::: Stored records :::
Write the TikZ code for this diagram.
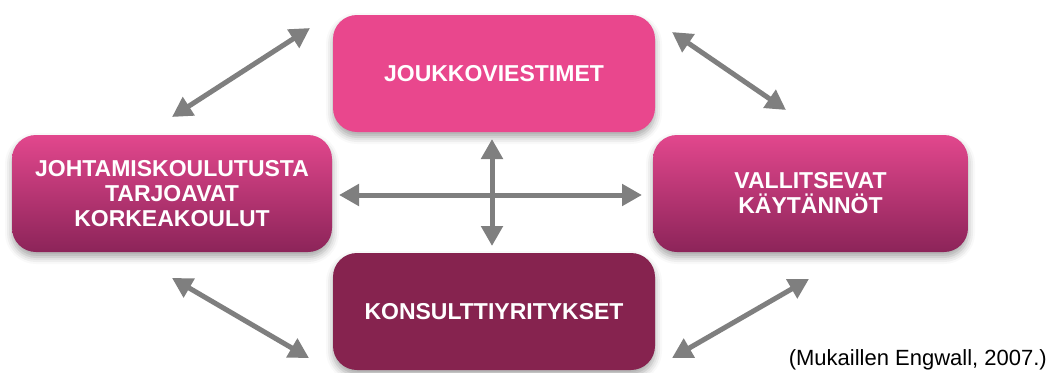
\documentclass[tikz,border=0pt]{standalone}
\usepackage{fontspec}
\setmainfont{Liberation Sans}
\usetikzlibrary{arrows.meta,shadows.blur}

\definecolor{pinkbright}{HTML}{E9478D}
\definecolor{pinktop}{HTML}{E2478D}
\definecolor{pinkbottom}{HTML}{8C2459}
\definecolor{plum}{HTML}{86234F}
\definecolor{arrowgray}{HTML}{7F7F7F}

\tikzset{
  box/.style={rounded corners=24pt, minimum height=117pt, align=center,
    text=white, font=\fontsize{23}{25}\selectfont\bfseries, inner sep=0pt,
    blur shadow={shadow xshift=0pt, shadow yshift=-5pt,
      shadow blur radius=7pt, shadow opacity=35}},
  graded/.style={box, top color=pinktop, bottom color=pinkbottom},
  link/.style={draw=arrowgray, line width=5pt,
    {Triangle[length=20pt,width=21pt]}-{Triangle[length=20pt,width=21pt]}},
}

\begin{document}
\begin{tikzpicture}[x=1pt,y=-1pt]
  \useasboundingbox (0,0) rectangle (1049,372);

  % the four actors
  \node[box, fill=pinkbright, minimum width=322pt] (media) at (494,73.5) {JOUKKOVIESTIMET};
  \node[graded, minimum width=320pt] (schools) at (172,193.5)
    {JOHTAMISKOULUTUSTA\\TARJOAVAT\\KORKEAKOULUT};
  \node[graded, minimum width=315pt] (practice) at (810.5,193.5)
    {VALLITSEVAT\\KÄYTÄNNÖT};
  \node[box, fill=plum, minimum width=322pt] (consult) at (494,311.5) {KONSULTTIYRITYKSET};

  % arrow end points between the boxes
  \coordinate (tlA) at (172,117);  \coordinate (tlB) at (310,28);
  \coordinate (trA) at (672,32);   \coordinate (trB) at (786,110);
  \coordinate (blA) at (172,278);  \coordinate (blB) at (309,358);
  \coordinate (brA) at (672,358);  \coordinate (brB) at (809,279);
  \coordinate (hA) at (339,195);   \coordinate (hB) at (642,195);
  \coordinate (vA) at (492,139);   \coordinate (vB) at (492,246);

  % two-way influences
  \draw[link] (tlA) -- (tlB);
  \draw[link] (trA) -- (trB);
  \draw[link] (blA) -- (blB);
  \draw[link] (brA) -- (brB);
  \draw[link] (hA) -- (hB);
  \draw[link] (vA) -- (vB);

  % source
  \node[anchor=east, inner sep=0pt, font=\fontsize{22}{25}\selectfont] (src)
    at (1047,360) {(Mukaillen Engwall, 2007.)};
\end{tikzpicture}
\end{document}
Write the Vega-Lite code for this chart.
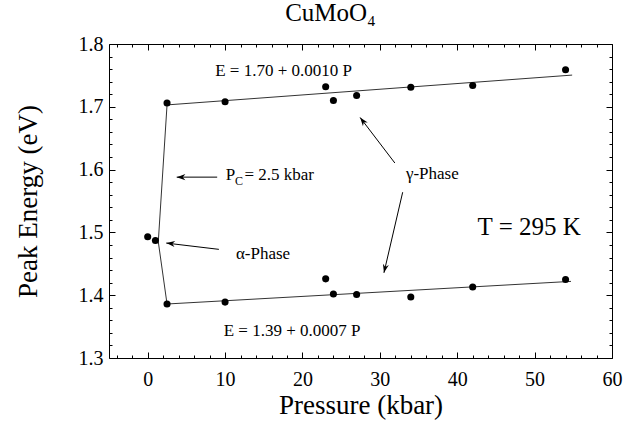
{
  "$schema": "https://vega.github.io/schema/vega-lite/v6.json",
  "width": 503,
  "height": 314,
  "autosize": "none",
  "padding": {"left": 109, "top": 44, "right": 24, "bottom": 68},
  "background": "white",
  "config": {
    "view": {"stroke": "black", "strokeWidth": 1},
    "font": "Liberation Serif"
  },
  "title": {
    "text": "CuMoO₄",
    "font": "Liberation Serif",
    "fontSize": 25,
    "fontWeight": "normal",
    "color": "black",
    "anchor": "middle",
    "dx": -30,
    "offset": 8
  },
  "datasets": {
    "pts": [
      {"P": 2.5, "E": 1.706, "phase": "gamma-upper"},
      {"P": 10, "E": 1.708, "phase": "gamma-upper"},
      {"P": 23, "E": 1.732, "phase": "gamma-upper"},
      {"P": 24, "E": 1.710, "phase": "gamma-upper"},
      {"P": 27, "E": 1.718, "phase": "gamma-upper"},
      {"P": 34, "E": 1.731, "phase": "gamma-upper"},
      {"P": 42, "E": 1.734, "phase": "gamma-upper"},
      {"P": 54, "E": 1.759, "phase": "gamma-upper"},
      {"P": 2.5, "E": 1.386, "phase": "gamma-lower"},
      {"P": 10, "E": 1.389, "phase": "gamma-lower"},
      {"P": 23, "E": 1.426, "phase": "gamma-lower"},
      {"P": 24, "E": 1.402, "phase": "gamma-lower"},
      {"P": 27, "E": 1.401, "phase": "gamma-lower"},
      {"P": 34, "E": 1.397, "phase": "gamma-lower"},
      {"P": 42, "E": 1.413, "phase": "gamma-lower"},
      {"P": 54, "E": 1.425, "phase": "gamma-lower"},
      {"P": 0, "E": 1.493, "phase": "alpha"},
      {"P": 1, "E": 1.487, "phase": "alpha"}
    ],
    "fit": [
      {"ord": 1, "P": 54.85, "E": 1.7505},
      {"ord": 2, "P": 2.5, "E": 1.703},
      {"ord": 3, "P": 1.37, "E": 1.485},
      {"ord": 4, "P": 2.5, "E": 1.386},
      {"ord": 5, "P": 54.7, "E": 1.422}
    ],
    "arrows": [
      {"P": 8.98, "E": 1.588, "P2": 3.75, "E2": 1.588},
      {"P": 9.2, "E": 1.473, "P2": 2.4, "E2": 1.483},
      {"P": 31.94, "E": 1.6105, "P2": 27.45, "E2": 1.683},
      {"P": 32.95, "E": 1.564, "P2": 30.53, "E2": 1.4356}
    ],
    "notes": [
      {"label": "E = 1.70 + 0.0010 P", "P": 17.56, "E": 1.7568},
      {"label": "E = 1.39 + 0.0007 P", "P": 18.66, "E": 1.3426},
      {"label": "γ-Phase", "P": 36.78, "E": 1.5926},
      {"label": "α-Phase", "P": 14.9, "E": 1.465}
    ],
    "tnote": [{"label": "T = 295 K", "P": 49.3, "E": 1.508}],
    "pc": [
      {"label": "P", "P": 10.08, "E": 1.591},
      {"label": "= 2.5 kbar", "P": 12.5, "E": 1.591}
    ],
    "pcsub": [{"label": "C", "P": 11.27, "E": 1.582}]
  },
  "resolve": {"axis": {"x": "independent", "y": "independent"}},
  "layer": [
    {
      "data": {"name": "fit"},
      "mark": {"type": "line", "color": "#333333", "strokeWidth": 1},
      "encoding": {
        "x": {
          "field": "P", "type": "quantitative",
          "scale": {"domain": [-5, 60], "nice": false, "zero": false},
          "axis": {
            "orient": "bottom",
            "values": [-4, -2, 0, 2, 4, 6, 8, 10, 12, 14, 16, 18, 20, 22, 24, 26, 28, 30, 32, 34, 36, 38, 40, 42, 44, 46, 48, 50, 52, 54, 56, 58, 60],
            "format": "d",
            "labelExpr": "datum.value % 10 === 0 ? datum.label : ''",
            "tickSize": {"condition": {"test": "datum.value % 10 === 0", "value": -6}, "value": -3},
            "tickColor": "black",
            "domain": false,
            "grid": false,
            "labelFont": "Liberation Serif",
            "labelFontSize": 20,
            "labelColor": "black",
            "labelPadding": 17,
            "labelFlush": false,
            "labelOverlap": false,
            "title": "Pressure (kbar)",
            "titleFont": "Liberation Serif",
            "titleFontSize": 27,
            "titleFontWeight": "normal",
            "titleColor": "black",
            "titlePadding": 0
          }
        },
        "y": {
          "field": "E", "type": "quantitative",
          "scale": {"domain": [1.3, 1.8], "nice": false, "zero": false},
          "axis": {
            "orient": "left",
            "values": [1.30, 1.32, 1.34, 1.36, 1.38, 1.40, 1.42, 1.44, 1.46, 1.48, 1.50, 1.52, 1.54, 1.56, 1.58, 1.60, 1.62, 1.64, 1.66, 1.68, 1.70, 1.72, 1.74, 1.76, 1.78, 1.80],
            "format": ".1f",
            "labelExpr": "abs(datum.value * 10 - round(datum.value * 10)) < 0.01 ? datum.label : ''",
            "tickSize": {"condition": {"test": "abs(datum.value * 10 - round(datum.value * 10)) < 0.01", "value": -6}, "value": -3},
            "tickColor": "black",
            "domain": false,
            "grid": false,
            "labelFont": "Liberation Serif",
            "labelFontSize": 20,
            "labelColor": "black",
            "labelPadding": 12,
            "labelOverlap": false,
            "labelFlush": false,
            "title": "Peak Energy (eV)",
            "titleFont": "Liberation Serif",
            "titleFontSize": 27,
            "titleFontWeight": "normal",
            "titleColor": "black",
            "titlePadding": 36
          }
        },
        "order": {"field": "ord", "type": "quantitative"}
      }
    },
    {
      "data": {"name": "pts"},
      "mark": {"type": "circle", "color": "black", "size": 50, "opacity": 1},
      "encoding": {
        "x": {
          "field": "P", "type": "quantitative",
          "scale": {"domain": [-5, 60], "nice": false, "zero": false},
          "axis": {
            "orient": "top",
            "values": [-4, -2, 0, 2, 4, 6, 8, 10, 12, 14, 16, 18, 20, 22, 24, 26, 28, 30, 32, 34, 36, 38, 40, 42, 44, 46, 48, 50, 52, 54, 56, 58, 60],
            "labels": false,
            "tickSize": {"condition": {"test": "datum.value % 10 === 0", "value": -6}, "value": -3},
            "tickColor": "black",
            "domain": false,
            "grid": false,
            "title": null
          }
        },
        "y": {
          "field": "E", "type": "quantitative",
          "scale": {"domain": [1.3, 1.8], "nice": false, "zero": false},
          "axis": {
            "orient": "right",
            "values": [1.30, 1.32, 1.34, 1.36, 1.38, 1.40, 1.42, 1.44, 1.46, 1.48, 1.50, 1.52, 1.54, 1.56, 1.58, 1.60, 1.62, 1.64, 1.66, 1.68, 1.70, 1.72, 1.74, 1.76, 1.78, 1.80],
            "labels": false,
            "tickSize": {"condition": {"test": "abs(datum.value * 10 - round(datum.value * 10)) < 0.01", "value": -6}, "value": -3},
            "tickColor": "black",
            "domain": false,
            "grid": false,
            "title": null
          }
        }
      }
    },
    {
      "data": {"name": "arrows"},
      "mark": {"type": "rule", "color": "black", "strokeWidth": 1},
      "encoding": {
        "x": {"field": "P", "type": "quantitative", "scale": {"domain": [-5, 60], "nice": false, "zero": false}, "axis": null},
        "y": {"field": "E", "type": "quantitative", "scale": {"domain": [1.3, 1.8], "nice": false, "zero": false}, "axis": null},
        "x2": {"field": "P2"},
        "y2": {"field": "E2"}
      }
    },
    {
      "data": {"name": "arrows"},
      "transform": [
        {"calculate": "atan2(-(datum.E2 - datum.E) * 628, (datum.P2 - datum.P) * 7.738) * 180 / PI", "as": "heading"}
      ],
      "mark": {"type": "point", "shape": "M0,0L-1,-0.35L-0.7,0L-1,0.35Z", "filled": true, "color": "black", "size": 300, "opacity": 1},
      "encoding": {
        "x": {"field": "P2", "type": "quantitative", "scale": {"domain": [-5, 60], "nice": false, "zero": false}, "axis": null},
        "y": {"field": "E2", "type": "quantitative", "scale": {"domain": [1.3, 1.8], "nice": false, "zero": false}, "axis": null},
        "angle": {"field": "heading", "type": "quantitative", "scale": null}
      }
    },
    {
      "data": {"name": "notes"},
      "mark": {"type": "text", "font": "Liberation Serif", "fontSize": 17, "color": "black", "align": "center", "baseline": "middle"},
      "encoding": {
        "x": {"field": "P", "type": "quantitative", "scale": {"domain": [-5, 60], "nice": false, "zero": false}, "axis": null},
        "y": {"field": "E", "type": "quantitative", "scale": {"domain": [1.3, 1.8], "nice": false, "zero": false}, "axis": null},
        "text": {"field": "label"}
      }
    },
    {
      "data": {"name": "tnote"},
      "mark": {"type": "text", "font": "Liberation Serif", "fontSize": 25, "color": "black", "align": "center", "baseline": "middle"},
      "encoding": {
        "x": {"field": "P", "type": "quantitative", "scale": {"domain": [-5, 60], "nice": false, "zero": false}, "axis": null},
        "y": {"field": "E", "type": "quantitative", "scale": {"domain": [1.3, 1.8], "nice": false, "zero": false}, "axis": null},
        "text": {"field": "label"}
      }
    },
    {
      "data": {"name": "pc"},
      "mark": {"type": "text", "font": "Liberation Serif", "fontSize": 17, "color": "black", "align": "left", "baseline": "middle"},
      "encoding": {
        "x": {"field": "P", "type": "quantitative", "scale": {"domain": [-5, 60], "nice": false, "zero": false}, "axis": null},
        "y": {"field": "E", "type": "quantitative", "scale": {"domain": [1.3, 1.8], "nice": false, "zero": false}, "axis": null},
        "text": {"field": "label"}
      }
    },
    {
      "data": {"name": "pcsub"},
      "mark": {"type": "text", "font": "Liberation Serif", "fontSize": 12, "color": "black", "align": "left", "baseline": "middle"},
      "encoding": {
        "x": {"field": "P", "type": "quantitative", "scale": {"domain": [-5, 60], "nice": false, "zero": false}, "axis": null},
        "y": {"field": "E", "type": "quantitative", "scale": {"domain": [1.3, 1.8], "nice": false, "zero": false}, "axis": null},
        "text": {"field": "label"}
      }
    }
  ]
}
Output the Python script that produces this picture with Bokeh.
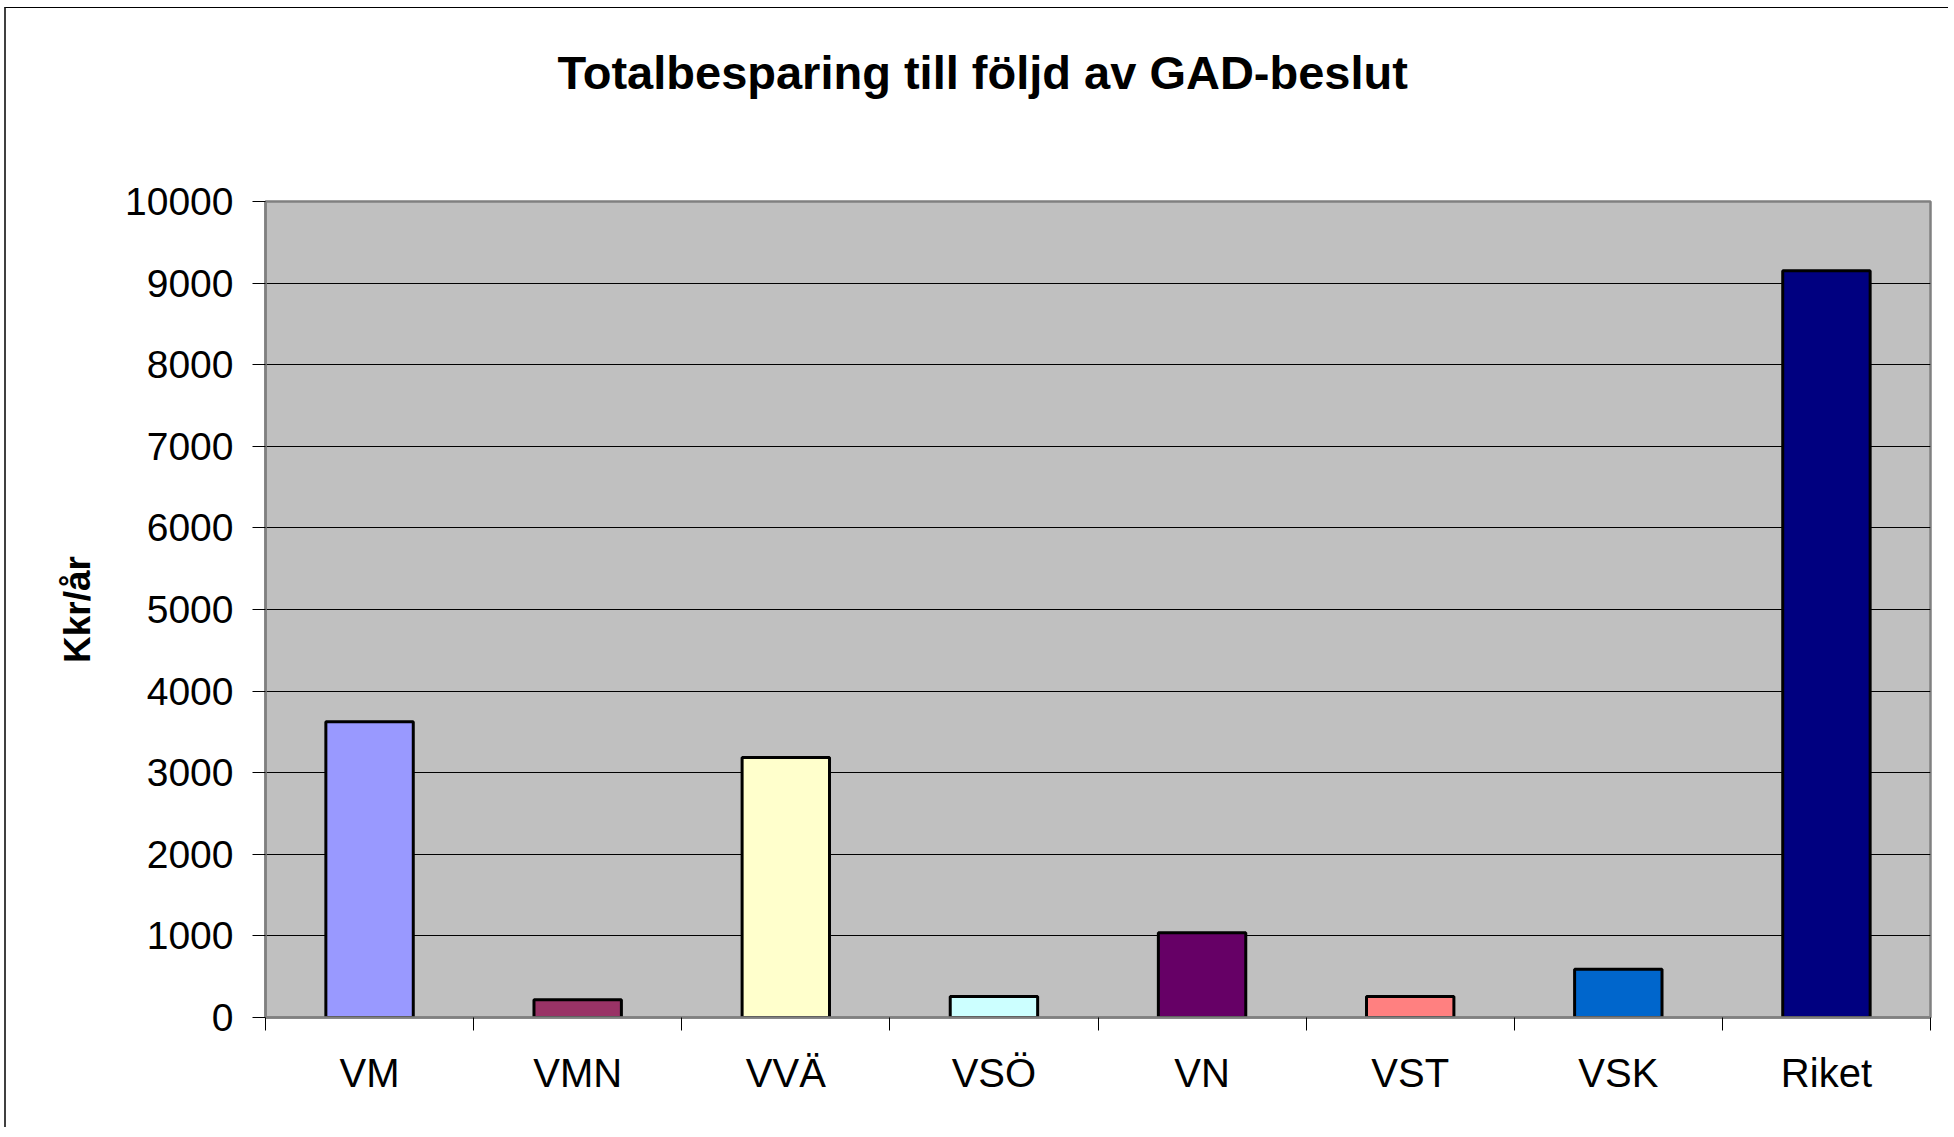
:::
▶ _Task requirements_:
Look over the listing above. Pick out and copy every line that includes "this".

▶ _Expected answer_:
Write the TikZ code for this diagram.
Write the Vega-Lite code for this chart.
Output the Python script that produces this picture with Bokeh.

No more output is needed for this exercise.